Exactly the lines from the one with "Reproduce this chart with matplotlib." through the one with "from matplotlib.patches import Rectangle", inclusive, are to be repeated, and the pictures are not.

------------------------------------

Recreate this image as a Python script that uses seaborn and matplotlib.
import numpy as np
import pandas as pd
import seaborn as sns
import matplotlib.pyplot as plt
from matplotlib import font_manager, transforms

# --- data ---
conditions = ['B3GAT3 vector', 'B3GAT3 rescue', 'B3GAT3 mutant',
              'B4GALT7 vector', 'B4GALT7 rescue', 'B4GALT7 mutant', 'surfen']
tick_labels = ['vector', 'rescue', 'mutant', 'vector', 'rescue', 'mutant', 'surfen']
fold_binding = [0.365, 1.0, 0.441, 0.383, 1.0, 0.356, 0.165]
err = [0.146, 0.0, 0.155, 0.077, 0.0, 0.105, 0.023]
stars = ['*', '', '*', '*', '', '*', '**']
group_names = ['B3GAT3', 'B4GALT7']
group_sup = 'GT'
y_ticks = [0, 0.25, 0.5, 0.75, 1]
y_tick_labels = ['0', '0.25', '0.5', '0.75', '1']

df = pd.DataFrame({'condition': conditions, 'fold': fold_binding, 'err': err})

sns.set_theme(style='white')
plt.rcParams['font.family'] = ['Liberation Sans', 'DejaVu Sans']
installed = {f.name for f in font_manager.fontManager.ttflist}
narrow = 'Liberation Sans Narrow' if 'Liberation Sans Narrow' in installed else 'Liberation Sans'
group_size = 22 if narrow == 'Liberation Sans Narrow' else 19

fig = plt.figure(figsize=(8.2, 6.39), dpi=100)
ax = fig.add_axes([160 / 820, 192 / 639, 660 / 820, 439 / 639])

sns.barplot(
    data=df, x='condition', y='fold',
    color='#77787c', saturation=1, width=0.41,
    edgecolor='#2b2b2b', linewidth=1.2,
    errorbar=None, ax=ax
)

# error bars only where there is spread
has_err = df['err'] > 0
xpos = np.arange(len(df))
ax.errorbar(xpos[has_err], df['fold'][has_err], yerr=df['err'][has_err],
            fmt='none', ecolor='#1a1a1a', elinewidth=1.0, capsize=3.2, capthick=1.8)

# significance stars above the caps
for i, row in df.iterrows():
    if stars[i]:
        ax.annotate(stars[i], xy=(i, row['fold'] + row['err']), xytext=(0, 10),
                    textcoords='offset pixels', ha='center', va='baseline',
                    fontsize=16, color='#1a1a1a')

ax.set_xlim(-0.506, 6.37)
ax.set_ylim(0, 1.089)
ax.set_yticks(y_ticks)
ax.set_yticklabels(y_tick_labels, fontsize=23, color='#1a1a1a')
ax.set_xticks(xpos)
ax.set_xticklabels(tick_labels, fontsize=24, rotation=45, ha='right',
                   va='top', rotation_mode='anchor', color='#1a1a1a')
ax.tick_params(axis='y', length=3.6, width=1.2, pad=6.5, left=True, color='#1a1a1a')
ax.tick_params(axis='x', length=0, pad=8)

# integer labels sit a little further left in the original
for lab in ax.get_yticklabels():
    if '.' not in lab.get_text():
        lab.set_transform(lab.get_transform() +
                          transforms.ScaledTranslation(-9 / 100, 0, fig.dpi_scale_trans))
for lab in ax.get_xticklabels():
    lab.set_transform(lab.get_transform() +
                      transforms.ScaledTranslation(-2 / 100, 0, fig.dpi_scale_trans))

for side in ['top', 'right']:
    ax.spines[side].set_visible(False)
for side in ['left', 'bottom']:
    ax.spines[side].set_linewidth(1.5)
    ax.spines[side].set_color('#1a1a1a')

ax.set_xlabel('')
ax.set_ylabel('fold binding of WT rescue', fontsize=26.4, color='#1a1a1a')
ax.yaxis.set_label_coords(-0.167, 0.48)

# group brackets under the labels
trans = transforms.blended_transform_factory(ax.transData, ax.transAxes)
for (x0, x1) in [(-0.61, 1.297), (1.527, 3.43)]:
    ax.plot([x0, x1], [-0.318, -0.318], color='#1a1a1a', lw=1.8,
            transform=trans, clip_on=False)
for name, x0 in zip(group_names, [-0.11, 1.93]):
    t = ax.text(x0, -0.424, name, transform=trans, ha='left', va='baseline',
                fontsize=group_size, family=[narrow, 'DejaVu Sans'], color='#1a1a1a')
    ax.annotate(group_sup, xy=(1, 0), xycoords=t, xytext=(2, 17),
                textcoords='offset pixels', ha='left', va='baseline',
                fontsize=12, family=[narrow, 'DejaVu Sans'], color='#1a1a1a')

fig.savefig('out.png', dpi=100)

------------------------------------

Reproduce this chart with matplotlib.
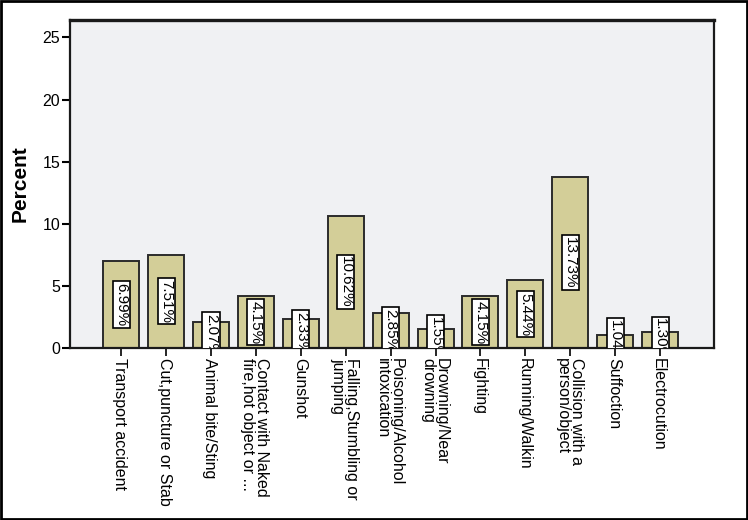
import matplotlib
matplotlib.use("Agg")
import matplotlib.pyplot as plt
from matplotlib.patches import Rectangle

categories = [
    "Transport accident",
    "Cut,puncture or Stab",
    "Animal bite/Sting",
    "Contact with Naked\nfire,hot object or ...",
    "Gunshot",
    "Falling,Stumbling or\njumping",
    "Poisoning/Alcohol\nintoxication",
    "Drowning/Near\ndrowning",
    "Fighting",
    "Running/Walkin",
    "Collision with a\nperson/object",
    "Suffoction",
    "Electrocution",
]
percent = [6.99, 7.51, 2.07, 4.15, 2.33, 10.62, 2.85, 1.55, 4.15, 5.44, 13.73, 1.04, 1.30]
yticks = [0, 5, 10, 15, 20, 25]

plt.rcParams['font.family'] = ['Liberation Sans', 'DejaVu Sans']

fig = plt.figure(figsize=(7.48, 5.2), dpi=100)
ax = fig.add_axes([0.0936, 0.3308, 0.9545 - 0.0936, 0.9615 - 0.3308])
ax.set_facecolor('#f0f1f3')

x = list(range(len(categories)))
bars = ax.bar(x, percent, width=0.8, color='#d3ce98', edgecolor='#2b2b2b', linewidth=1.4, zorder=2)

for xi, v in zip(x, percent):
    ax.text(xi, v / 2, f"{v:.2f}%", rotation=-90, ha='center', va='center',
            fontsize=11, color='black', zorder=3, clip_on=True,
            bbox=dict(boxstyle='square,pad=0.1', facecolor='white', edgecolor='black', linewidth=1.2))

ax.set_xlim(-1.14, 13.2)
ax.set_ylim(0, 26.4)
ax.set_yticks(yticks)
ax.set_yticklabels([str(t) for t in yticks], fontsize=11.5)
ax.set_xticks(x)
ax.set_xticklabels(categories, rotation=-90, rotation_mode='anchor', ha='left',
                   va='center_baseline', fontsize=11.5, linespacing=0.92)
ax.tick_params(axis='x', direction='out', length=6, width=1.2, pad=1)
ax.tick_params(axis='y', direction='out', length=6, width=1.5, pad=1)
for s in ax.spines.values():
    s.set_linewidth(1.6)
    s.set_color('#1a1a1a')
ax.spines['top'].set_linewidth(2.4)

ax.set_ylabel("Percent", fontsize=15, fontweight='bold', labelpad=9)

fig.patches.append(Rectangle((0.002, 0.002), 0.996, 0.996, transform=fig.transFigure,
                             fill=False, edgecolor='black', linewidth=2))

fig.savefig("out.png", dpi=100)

------------------------------------

Output of the exercise:
Reproduce this chart with matplotlib.
import matplotlib
matplotlib.use("Agg")
import matplotlib.pyplot as plt
from matplotlib.patches import Rectangle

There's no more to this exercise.